A agenda da agricultura é conhecida. Nos cenários que se vislumbram, duas questões se destacam. Primeiro, as invasões de terra. Isso precisa acabar. Ao contrário do passado, quando latifúndios eram ¿ocupados¿, hoje se invadem empresas rurais, grandes, porém produtivas. O movimento que nasceu social descambou para o banditismo.

Os pseudo-revolucionários apoiaram Lula, e vão querer cobrar a fatura. No governo que se encerra, houve uma partilha do poder: o MST domina o Incra e a Contag manda no Pronaf. Convênios irrigam as fortes organizações com recursos públicos. Inexiste melhor cala-boca.

Crescentemente, são os assentamentos rurais que mais preocupam, seja o governo, seja as organizações que os controlam.

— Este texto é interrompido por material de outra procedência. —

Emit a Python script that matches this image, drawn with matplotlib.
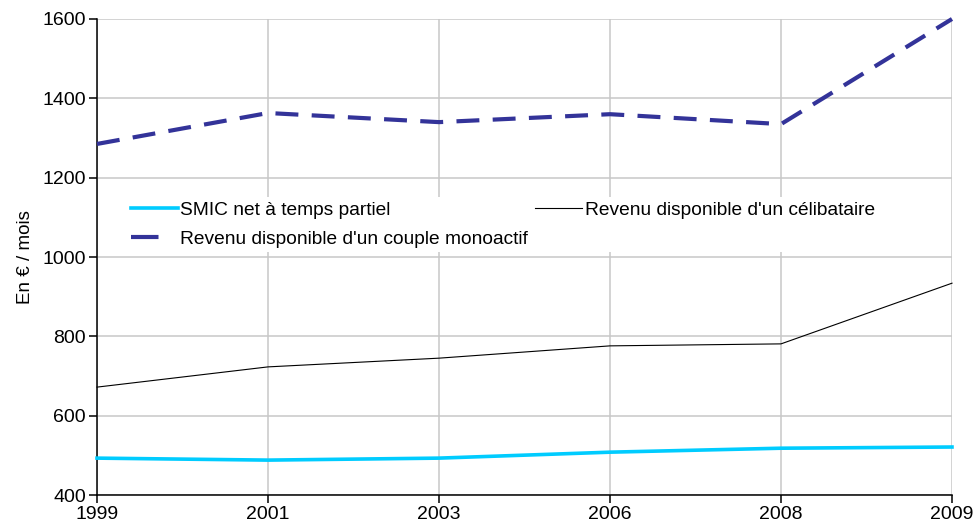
import matplotlib
matplotlib.use("Agg")
import matplotlib.pyplot as plt
from matplotlib.lines import Line2D

plt.rcParams['font.family'] = ['Liberation Sans', 'DejaVu Sans']

years = ["1999", "2001", "2003", "2006", "2008", "2009"]
smic = [493, 488, 493, 508, 518, 521]
celibataire = [672, 723, 745, 776, 781, 934]
couple = [1285, 1363, 1340, 1360, 1335, 1600]
yticks = [400, 600, 800, 1000, 1200, 1400, 1600]

fig = plt.figure(figsize=(9.75, 5.26), dpi=100)
ax = fig.add_axes([0.0995, 0.0589, 0.8769, 0.905])

x = list(range(len(years)))
l1, = ax.plot(x, smic, color='#00CCFF', lw=2.6, label='SMIC net à temps partiel', zorder=3, clip_on=False)
l3, = ax.plot(x, celibataire, color='black', lw=0.8, label="Revenu disponible d'un célibataire", zorder=3, clip_on=False)
l2, = ax.plot(x, couple, color='#333399', lw=3, dashes=(5.5, 3.2), dash_capstyle='butt',
              label="Revenu disponible d'un couple monoactif", zorder=3, clip_on=False)
l2_proxy = Line2D([], [], color='#333399', lw=3, dashes=(6.6, 20), dash_capstyle='butt',
                  label="Revenu disponible d'un couple monoactif")

ax.set_xlim(0, len(years) - 1)
ax.set_ylim(400, 1600)
ax.set_xticks(x)
ax.set_xticklabels(years)
ax.set_yticks(yticks)
ax.grid(True, color='#c8c8c8', lw=1.1)
ax.set_axisbelow(True)
for s in ['top', 'right']:
    ax.spines[s].set_visible(False)
for s in ['left', 'bottom']:
    ax.spines[s].set_color('black')
    ax.spines[s].set_linewidth(1.1)
ax.tick_params(axis='both', direction='out', length=6, width=1.1, labelsize=14, pad=2, colors='black')
ax.set_ylabel('En € / mois', fontsize=13.5, labelpad=6)

leg = ax.legend(handles=[l1, l2_proxy, l3], ncol=2, loc='center left', bbox_to_anchor=(0.034, 0.568),
                frameon=True, fancybox=False, edgecolor='none', facecolor='white', framealpha=1,
                fontsize=13.75, handlelength=2.45, handletextpad=0.12, columnspacing=0.4,
                labelspacing=0.58, borderaxespad=0, borderpad=0.25)
leg.set_zorder(2)

fig.savefig('out.png', dpi=100)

Há no país quase 8 mil projetos de reforma agrária. Englobam 900 mil famílias beneficiadas. A área distribuída ultrapassa 50 milhões de hectares, maior que a área cultivada com grãos, que monta 45 milhões de hectares. O custo beira R$50 bilhões. A reforma agrária não pode se transformar em rosca-sem-fim.

As nações, todas elas, que promoveram profundas reestruturações fundiárias, sempre traçaram início e final da mudança. Chama-se a isso planejamento. O segundo governo Lula poderá cumprir, como talvez nenhum outro o consiga, esse papel histórico. Dizem que existem 200 mil acampados. É falso, mas tudo bem. Que se assente toda a suposta fila e, depois, se encerre esse velho drama medieval, aposentando os justiceiros da terra.

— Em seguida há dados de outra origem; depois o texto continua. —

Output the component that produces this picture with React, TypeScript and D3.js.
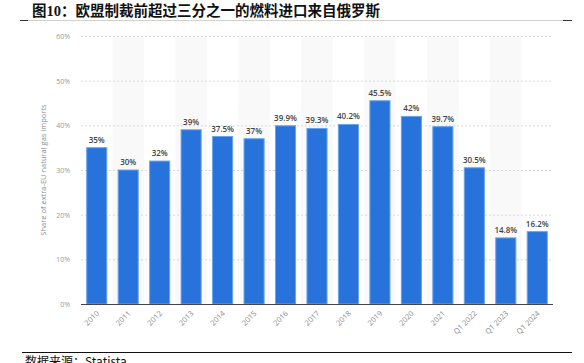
import React from "react";
import * as d3 from "d3";

const categories = ["2010", "2011", "2012", "2013", "2014", "2015", "2016", "2017", "2018", "2019", "2020", "2021", "Q1 2022", "Q1 2023", "Q1 2024"];
const values = [35, 30, 32, 39, 37.5, 37, 39.9, 39.3, 40.2, 45.5, 42, 39.7, 30.5, 14.8, 16.2];
const valueLabels = ["35%", "30%", "32%", "39%", "37.5%", "37%", "39.9%", "39.3%", "40.2%", "45.5%", "42%", "39.7%", "30.5%", "14.8%", "16.2%"];
const yTicks = [0, 10, 20, 30, 40, 50, 60];
const title = "图10：欧盟制裁前超过三分之一的燃料进口来自俄罗斯";
const yTitle = "Share of extra-EU natural gas imports";
const source = "数据来源：Statista";

const W = 584;
const H = 363;
const plot = { left: 81, right: 553, top: 36, bottom: 304 };

export default function App() {
  const x = d3.scaleBand<string>().domain(categories).range([plot.left, plot.right]).paddingInner(0.33).paddingOuter(0.165);
  const xBand = d3.scaleBand<string>().domain(categories).range([plot.left, plot.right]).padding(0);
  const y = d3.scaleLinear().domain([0, 60]).range([plot.bottom, plot.top]);
  const sans = "'Open Sans', 'Noto Sans', sans-serif";

  return (
    <svg width={W} height={H} style={{ position: "absolute", left: 0, top: 0, background: "#fff" }}>
      <text x={32} y={16} fontFamily={"'Liberation Serif', 'Noto Sans CJK SC', serif"} fontWeight="bold" fontSize={14.5} fill="#111">
        {title}
      </text>
      <line x1={22} x2={563} y1={20.5} y2={20.5} stroke="#d0d0d0" strokeWidth={1} />
      <line x1={20} x2={28} y1={20.5} y2={20.5} stroke="#333" strokeWidth={1} />
      <line x1={563} x2={572} y1={20.5} y2={20.5} stroke="#333" strokeWidth={1} />

      {categories.map((c, i) =>
        i % 2 === 1 ? (
          <rect key={"bg" + c} x={xBand(c)} y={plot.top} width={xBand.bandwidth()} height={plot.bottom - plot.top} fill="#f9f9f9" />
        ) : null
      )}

      {yTicks.map((t) => (
        <g key={"yt" + t}>
          {t > 0 && (
            <line x1={plot.left} x2={plot.right} y1={y(t) + 0.5} y2={y(t) + 0.5} stroke="#d8d8d8" strokeWidth={1} strokeDasharray="2,2" />
          )}
          <text x={70} y={y(t) + 3} textAnchor="end" fontFamily={sans} fontSize={7} fill="#9a9a9a">
            {t + "%"}
          </text>
        </g>
      ))}

      <text
        transform={`translate(46, 170) rotate(-90)`}
        textAnchor="middle"
        fontFamily={sans}
        fontSize={7.5}
        fill="#8a8a8a"
      >
        {yTitle}
      </text>

      {categories.map((c, i) => (
        <g key={"bar" + c}>
          <rect
            x={(x(c) as number) + 0.5}
            y={y(values[i])}
            width={x.bandwidth() - 1}
            height={y(0) - y(values[i])}
            fill="#2873db"
            stroke="#6aa3ea"
            strokeWidth={1}
          />
          <text
            x={(x(c) as number) + x.bandwidth() / 2}
            y={y(values[i]) - 5}
            textAnchor="middle"
            fontFamily={sans}
            fontSize={8}
            fontWeight="600"
            fill="#444"
          >
            {valueLabels[i]}
          </text>
          <text
            transform={`translate(${(x(c) as number) + x.bandwidth() / 2 + 3}, ${plot.bottom + 10}) rotate(-45)`}
            textAnchor="end"
            fontFamily={sans}
            fontSize={7.5}
            fill="#8a8a8a"
          >
            {c}
          </text>
        </g>
      ))}

      <line x1={plot.left} x2={plot.right} y1={plot.bottom + 0.5} y2={plot.bottom + 0.5} stroke="#444" strokeWidth={1} />

      <line x1={22} x2={572} y1={352.5} y2={352.5} stroke="#111" strokeWidth={1} />
      <text x={25} y={366} fontFamily={"'Noto Sans CJK SC', serif"} fontSize={12} fill="#111">
        {source}
      </text>
    </svg>
  );
}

O segundo grande tema, extremamente preocupante para o futuro da agropecuária, diz respeito ao progresso científico e tecnológico. Na década de 70, quando se constituiu a Embrapa, o Brasil iniciava a conquista do cerrado, ampliando suas fronteiras produtivas. Foi uma revolução agronômica, uma mudança de paradigma mundialmente reconhecida.

Tal conhecimento se exaure. Na biotecnologia mora o germe da próxima ¿onda¿. Mas as coisas estão emperradas. Após anos de discussão sobre a lei de biossegurança, a reformulada CTNBio não consegue decidir nada. O Conselho, recheado de ambientalistas de carteirinha, assemelha-se a uma assembléia petista. Verdadeiramente, cientistas não combinam com ideologia barata.

Todo novo conhecimento assusta. Paciência. Melancia sem sementes, não-transgênica, é produzida no laboratório. Feijão carioca também. Alguém é contra?

Calma no plantio, rapidez na pesquisa. Durante uma década, renomados cientistas desenvolveram metodologias e descobriram caminhos inusitados para a humanidade. Nesse período, milhões de hectares acabaram semeados com variedades geneticamente modificadas, sem que nenhum relato consistente comprovasse dano ambiental ou problema de saúde humana. Esvai-se o medo.

Enquanto o mundo acelera, o Brasil continua perdido no assembleísmo. A Embrapa, universidades e laboratórios de ponta continuam com freio de mão puxado, aguardando autorizações esdrúxulas. A ecologia serve ao obscurantismo. Lá fora, a engenharia genética anda a galope. Aqui dentro, passo de tartaruga.

Na agenda dos agronegócios, tantas questões exigem solução. A inclusão dos pequenos agricultores, a conservação florestal, sanidade e qualidade dos alimentos, abertura de mercados, a taxa de câmbio opressiva, o seguro rural inexistente, as estradas esburacadas e as ferrovias de São Nunca.

São temas importantes, que atravancam o porvir da agropecuária brasileira. Na lista das incertezas, todavia, a encabeça o tormento das invasões de terra e a lerdeza da pesquisa científica. Se não resolver logo, pode perder o bonde da História. Seria como chutar o balde de leite.